Web Scraping for Beginners: Sell Data as a Service

As a developer, you're likely no stranger to the concept of web scraping. But have you ever considered turning it into a lucrative business? In this article, we'll walk you through the process of web scraping for beginners and explore how you can sell data as a service.

Step 1: Choose Your Tools

Before we dive into the nitty-gritty of web scraping, you'll need to choose the right tools for the job. Some popular options include:

Beautiful Soup: A Python library used for parsing HTML and XML documents.
Scrapy: A full-fledged web scraping framework for Python.
Selenium: An automation tool that can be used for web scraping, but is often slower and more resource-intensive than other options.

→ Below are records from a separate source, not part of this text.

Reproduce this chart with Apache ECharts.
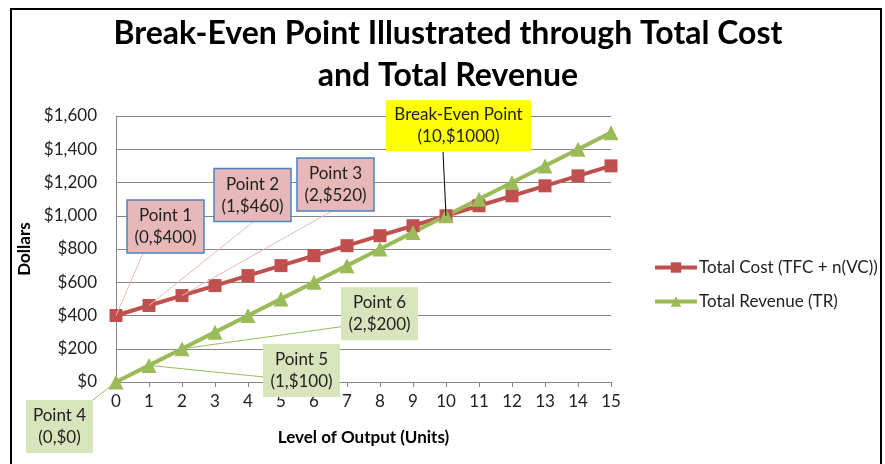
<!DOCTYPE html>
<html>
<head>
<meta charset="UTF-8">
<title>Break-Even Point</title>
<script src="https://cdn.jsdelivr.net/npm/echarts@6/dist/echarts.min.js"></script>
<style>
	html, body { margin: 0; padding: 0; background: #fff; }
	#main { width: 885px; height: 464px; }
</style>
</head>
<body>
<div id="main"></div>
<script type="text/javascript">
// data
var units = ['0','1','2','3','4','5','6','7','8','9','10','11','12','13','14','15'];
var totalCost = [400,460,520,580,640,700,760,820,880,940,1000,1060,1120,1180,1240,1300];
var totalRevenue = [0,100,200,300,400,500,600,700,800,900,1000,1100,1200,1300,1400,1500];
var seriesNames = ['Total Cost (TFC + n(VC))', 'Total Revenue (TR)'];

// callouts: which point, text, and where the box sits relative to that point
var callouts = [
	{ s: 0, i: 0, text: 'Point 1\n(0,$400)', dx: 49.5, dy: -89, w: 77, h: 53, lx: 27, ly: -62, fill: '#E6B9B8', stroke: '#4F81BD', line: '#E6B9B8' },
	{ s: 0, i: 1, text: 'Point 2\n(1,$460)', dx: 103.5, dy: -110.5, w: 77, h: 53, lx: 104, ly: -83.5, fill: '#E6B9B8', stroke: '#4F81BD', line: '#E6B9B8' },
	{ s: 0, i: 2, text: 'Point 3\n(2,$520)', dx: 153.5, dy: -111, w: 77, h: 53, lx: 148, ly: -83.5, fill: '#E6B9B8', stroke: '#4F81BD', line: '#E6B9B8' },
	{ s: 0, i: 10, text: 'Break-Even Point\n(10,$1000)', dx: 12.5, dy: -90, w: 145, h: 51, lx: -3, ly: -64, fill: '#FFFF00', stroke: null, line: '#000' },
	{ s: 1, i: 0, text: 'Point 4\n(0,$0)', dx: -56.5, dy: 44.5, w: 67, h: 53, lx: -23, ly: 18, fill: '#D7E4BC', stroke: null, line: '#9BBB59' },
	{ s: 1, i: 1, text: 'Point 5\n(1,$100)', dx: 152.5, dy: 5, w: 77, h: 53, lx: 114, ly: 11.5, fill: '#D7E4BC', stroke: null, line: '#9BBB59' },
	{ s: 1, i: 2, text: 'Point 6\n(2,$200)', dx: 197.5, dy: -35, w: 77, h: 53, lx: 159, ly: -22, fill: '#D7E4BC', stroke: null, line: '#9BBB59' }
];

var font = 'Lato, "Open Sans", sans-serif';
var myChart = echarts.init(document.getElementById('main'));

myChart.setOption({
	animation: false,
	backgroundColor: '#fff',
	title: {
		text: 'Break-Even Point Illustrated through Total Cost\nand Total Revenue',
		left: 443,
		textAlign: 'center',
		top: 8,
		textStyle: { fontFamily: font, fontSize: 32, fontWeight: 'bold', color: '#000', lineHeight: 42 }
	},
	legend: {
		orient: 'vertical',
		left: 648,
		top: 254,
		itemGap: 17,
		itemWidth: 42,
		itemHeight: 13,
		lineStyle: { width: 4 },
		textStyle: { fontFamily: font, fontSize: 17, color: '#222', padding: [0, 0, 0, -3] },
		data: seriesNames
	},
	grid: { left: 116, right: 274, top: 116, bottom: 82 },
	xAxis: {
		type: 'category',
		data: units,
		boundaryGap: false,
		name: 'Level of Output (Units)',
		nameLocation: 'middle',
		nameGap: 47,
		nameTextStyle: { fontFamily: font, fontSize: 17, fontWeight: 'bold', color: '#000' },
		axisLine: { lineStyle: { color: '#868686', width: 1 } },
		axisTick: { show: true, length: 5, lineStyle: { color: '#868686' } },
		axisLabel: { fontFamily: font, fontSize: 17, color: '#222', margin: 11 },
		splitLine: { show: false }
	},
	yAxis: {
		type: 'value',
		min: 0,
		max: 1600,
		interval: 200,
		name: 'Dollars',
		nameLocation: 'middle',
		nameGap: 80,
		nameRotate: 90,
		nameTextStyle: { fontFamily: font, fontSize: 17, fontWeight: 'bold', color: '#000' },
		axisLine: { show: true, lineStyle: { color: '#868686', width: 1 } },
		axisTick: { show: false },
		axisLabel: {
			fontFamily: font, fontSize: 17, color: '#222', margin: 19,
			formatter: function (v) { return '$' + v.toLocaleString('en-US'); }
		},
		splitLine: { lineStyle: { color: '#868686', width: 1 } }
	},
	series: [
		{
			name: seriesNames[0],
			type: 'line',
			data: totalCost,
			symbol: 'rect',
			symbolSize: 13,
			itemStyle: { color: '#C0504D' },
			lineStyle: { color: '#C0504D', width: 4 }
		},
		{
			name: seriesNames[1],
			type: 'line',
			data: totalRevenue,
			symbol: 'triangle',
			symbolSize: 15,
			itemStyle: { color: '#9BBB59' },
			lineStyle: { color: '#9BBB59', width: 4 }
		}
	]
});

// callout boxes and leader lines, anchored on the data points through the axes
var seriesData = [totalCost, totalRevenue];
var lines = [];
var boxes = [];
callouts.forEach(function (c) {
	var p = myChart.convertToPixel({ gridIndex: 0 }, [c.i, seriesData[c.s][c.i]]);
	lines.push({
		type: 'line',
		z: 20,
		shape: { x1: p[0], y1: p[1], x2: p[0] + c.lx, y2: p[1] + c.ly },
		style: { stroke: c.line, lineWidth: 1 }
	});
	boxes.push({
		type: 'rect',
		z: 30,
		shape: { x: p[0] + c.dx - c.w / 2, y: p[1] + c.dy - c.h / 2, width: c.w, height: c.h },
		style: { fill: c.fill, stroke: c.stroke || null, lineWidth: c.stroke ? 1.5 : 0 }
	});
	boxes.push({
		type: 'text',
		z: 31,
		x: p[0] + c.dx,
		y: p[1] + c.dy,
		style: {
			text: c.text,
			fontFamily: font,
			fontSize: 17,
			lineHeight: 22,
			fill: '#222',
			align: 'center',
			verticalAlign: 'middle'
		}
	});
});

myChart.setOption({
	graphic: [
		{
			type: 'rect',
			z: 50,
			silent: true,
			shape: { x: 11, y: 9, width: 870, height: 470 },
			style: { fill: null, stroke: '#000', lineWidth: 2 }
		}
	].concat(lines, boxes)
});
</script>
</body>
</html>
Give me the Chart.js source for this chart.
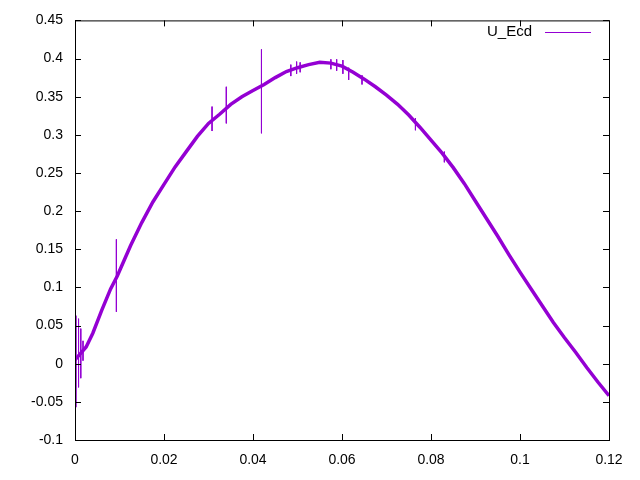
<!DOCTYPE html>
<html>
<head>
<meta charset="utf-8">
<script src="https://cdn.jsdelivr.net/npm/chart.js@4"></script>
<style>
  body { margin: 0; background: #fff; }
  #wrap { width: 640px; height: 480px; }
</style>
</head>
<body>
<div id="wrap"><canvas id="myChart" width="640" height="480"></canvas></div>
<script>
// main trace of U_Ecd
var curveX = [0, 0.0025, 0.004, 0.006, 0.008, 0.0095, 0.011, 0.0125, 0.015, 0.0175,
    0.02, 0.0225, 0.025, 0.0275, 0.03, 0.0325, 0.035, 0.0375, 0.04, 0.0425,
    0.045, 0.0475, 0.05, 0.0525, 0.055, 0.0575, 0.06, 0.0625, 0.065, 0.0675,
    0.07, 0.0725, 0.075, 0.0775, 0.08, 0.0825, 0.085, 0.0875, 0.09, 0.0925,
    0.095, 0.0975, 0.1, 0.1025, 0.105, 0.1075, 0.11, 0.1125, 0.115, 0.1175, 0.12];
var curveY = [0.005, 0.022, 0.04, 0.07, 0.098, 0.115, 0.135, 0.155, 0.185, 0.212,
    0.235, 0.258, 0.278, 0.298, 0.315, 0.327, 0.34, 0.35, 0.358, 0.366,
    0.375, 0.383, 0.388, 0.392, 0.395, 0.394, 0.39, 0.382, 0.373, 0.363,
    0.352, 0.34, 0.326, 0.31, 0.293, 0.276, 0.257, 0.236, 0.213, 0.19,
    0.167, 0.143, 0.12, 0.098, 0.076, 0.054, 0.034, 0.015, -0.005, -0.024, -0.042];

// spikes (pairs, null = break)
var spikeX = [0.0002, 0.0002, null, 0.0008, 0.0008, null, 0.0013, 0.0013, null, 0.0018, 0.0018, null,
    0.0093, 0.0093, null, 0.0308, 0.0308, null, 0.034, 0.034, null, 0.0419, 0.0419, null,
    0.0485, 0.0485, null, 0.0498, 0.0498, null, 0.0506, 0.0506, null,
    0.0575, 0.0575, null, 0.0588, 0.0588, null, 0.0602, 0.0602, null, 0.0615, 0.0615, null,
    0.0645, 0.0645, null, 0.0765, 0.0765, null, 0.083, 0.083];
var spikeY = [0.063, -0.057, null, 0.059, -0.031, null, 0.046, -0.019, null, 0.03, 0.004, null,
    0.163, 0.068, null, 0.337, 0.305, null, 0.363, 0.315, null, 0.412, 0.302, null,
    0.392, 0.377, null, 0.396, 0.38, null, 0.395, 0.382, null,
    0.399, 0.386, null, 0.399, 0.384, null, 0.398, 0.38, null, 0.388, 0.372, null,
    0.378, 0.366, null, 0.322, 0.306, null, 0.278, 0.264];

var xTicks = [0, 0.02, 0.04, 0.06, 0.08, 0.1, 0.12];
var yTicks = [-0.1, -0.05, 0, 0.05, 0.1, 0.15, 0.2, 0.25, 0.3, 0.35, 0.4, 0.45];
var seriesName = 'U_Ecd';
var lineColor = '#9400d3';

function pts(xs, ys) {
    var out = [];
    for (var i = 0; i < xs.length; i++) {
        out.push({ x: xs[i], y: ys[i] });
    }
    return out;
}

function fmt(v) {
    return String(parseFloat(v.toFixed(4)));
}

// gnuplot-ish frame: border, inward ticks on all sides, legend in the corner
var framePlugin = {
    id: 'frame',
    afterDraw: function (chart) {
        var ctx = chart.ctx;
        var a = chart.chartArea;
        var xs = chart.scales.x, ys = chart.scales.y;
        ctx.save();
        ctx.strokeStyle = '#000';
        ctx.lineWidth = 1;
        ctx.strokeRect(a.left + 0.5, a.top + 0.5, a.right - a.left, a.bottom - a.top);
        ctx.beginPath();
        xTicks.forEach(function (v) {
            var px = Math.round(xs.getPixelForValue(v)) + 0.5;
            ctx.moveTo(px, a.bottom); ctx.lineTo(px, a.bottom - 6);
            ctx.moveTo(px, a.top); ctx.lineTo(px, a.top + 6);
        });
        yTicks.forEach(function (v) {
            var py = Math.round(ys.getPixelForValue(v)) + 0.5;
            ctx.moveTo(a.left, py); ctx.lineTo(a.left + 6, py);
            ctx.moveTo(a.right, py); ctx.lineTo(a.right - 6, py);
        });
        ctx.stroke();

        ctx.fillStyle = '#000';
        ctx.font = '15px "Liberation Sans", Arial, sans-serif';
        ctx.textAlign = 'right';
        ctx.textBaseline = 'middle';
        ctx.fillText(seriesName, 532, 32);
        ctx.strokeStyle = lineColor;
        ctx.beginPath();
        ctx.moveTo(545, 32.5); ctx.lineTo(591, 32.5);
        ctx.stroke();
        ctx.restore();
    }
};

const ctx = document.getElementById('myChart').getContext('2d');
const myChart = new Chart(ctx, {
    type: 'line',
    data: {
        datasets: [{
            label: seriesName,
            data: pts(curveX, curveY),
            borderColor: lineColor,
            borderWidth: 3.5,
            pointRadius: 0,
            tension: 0
        }, {
            label: seriesName + ' spikes',
            data: pts(spikeX, spikeY),
            borderColor: lineColor,
            borderWidth: 1,
            pointRadius: 0,
            spanGaps: false
        }]
    },
    options: {
        responsive: false,
        animation: false,
        layout: { padding: { left: 0, top: 18, right: 31, bottom: 0 } },
        plugins: {
            legend: { display: false },
            tooltip: { enabled: false }
        },
        scales: {
            x: {
                type: 'linear',
                min: 0,
                max: 0.12,
                afterBuildTicks: function (s) { s.ticks = xTicks.map(function (v) { return { value: v }; }); },
                afterFit: function (s) { s.height = 40; },
                grid: { display: false, drawTicks: false },
                border: { display: false },
                ticks: {
                    color: '#000',
                    padding: 12,
                    maxRotation: 0,
                    font: { size: 14, family: '"Liberation Sans", Arial, sans-serif' },
                    callback: function (v) { return fmt(v); }
                }
            },
            y: {
                min: -0.1,
                max: 0.45,
                afterBuildTicks: function (s) { s.ticks = yTicks.map(function (v) { return { value: v }; }); },
                afterFit: function (s) { s.width = 75; },
                grid: { display: false, drawTicks: false },
                border: { display: false },
                ticks: {
                    color: '#000',
                    padding: 12,
                    font: { size: 14, family: '"Liberation Sans", Arial, sans-serif' },
                    callback: function (v) { return fmt(v); }
                }
            }
        }
    },
    plugins: [framePlugin]
});
</script>
</body>
</html>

For this example, we'll be using Beautiful Soup and Python's requests library.

Step 2: Inspect the Website

Once you've chosen your tools, it's time to inspect the website you want to scrape. Let's say we want to scrape the prices of books from https://books.toscrape.com/.

Open the website in your browser and inspect the HTML elements that contain the data you want to scrape. You can do this by right-clicking on the element and selecting "Inspect" or "Inspect Element".

In this case, the book prices are contained in elements with the class price_color.

Step 3: Send an HTTP Request

Now that we know the structure of the website, we can send an HTTP request to retrieve the HTML content. We'll use Python's requests library for this.

import requests
from bs4 import BeautifulSoup

# Send an HTTP request to the website
url = "https://books.toscrape.com/"
response = requests.get(url)

# Check if the request was successful
if response.status_code == 200:
    # Parse the HTML content using Beautiful Soup
    soup = BeautifulSoup(response.content, 'html.parser')
else:
    print("Failed to retrieve HTML content")

Step 4: Extract the Data

Now that we have the HTML content, we can extract the data we're interested in. In this case, we want to extract the book prices.

# Find all elements with the class price_color
prices = soup.find_all('p', class_='price_color')

# Extract the text from each element
book_prices = [price.text for price in prices]

# Print the extracted data
print(book_prices)

Step 5: Store the Data

Once we've extracted the data, we need to store it in a format that's easy to work with. We'll use a CSV file for this example.

import csv

# Open a CSV file and write the data to it
with open('book_prices.csv', 'w', newline='') as csvfile:
    writer = csv.writer(csvfile)
    writer.writerow(["Book Price"])  # header
    writer.writerows([[price] for price in book_prices])

Monetizing Your Data

Now that we've scraped and stored the data, it's time to think about how we can monetize it. Here are a few ideas:

Sell the data to other businesses: If you've scraped data that's relevant to other businesses, you can sell it to them. For example, if you've scraped prices from an e-commerce website, you could sell that data to a competitor.
Use the data to build a product: You could use the data you've scraped to build a product that solves a problem for users. For example, if you've scraped prices from an e-commerce website, you could build a price comparison tool.
Offer data as a service: You could offer the data you've scraped as a service to other businesses.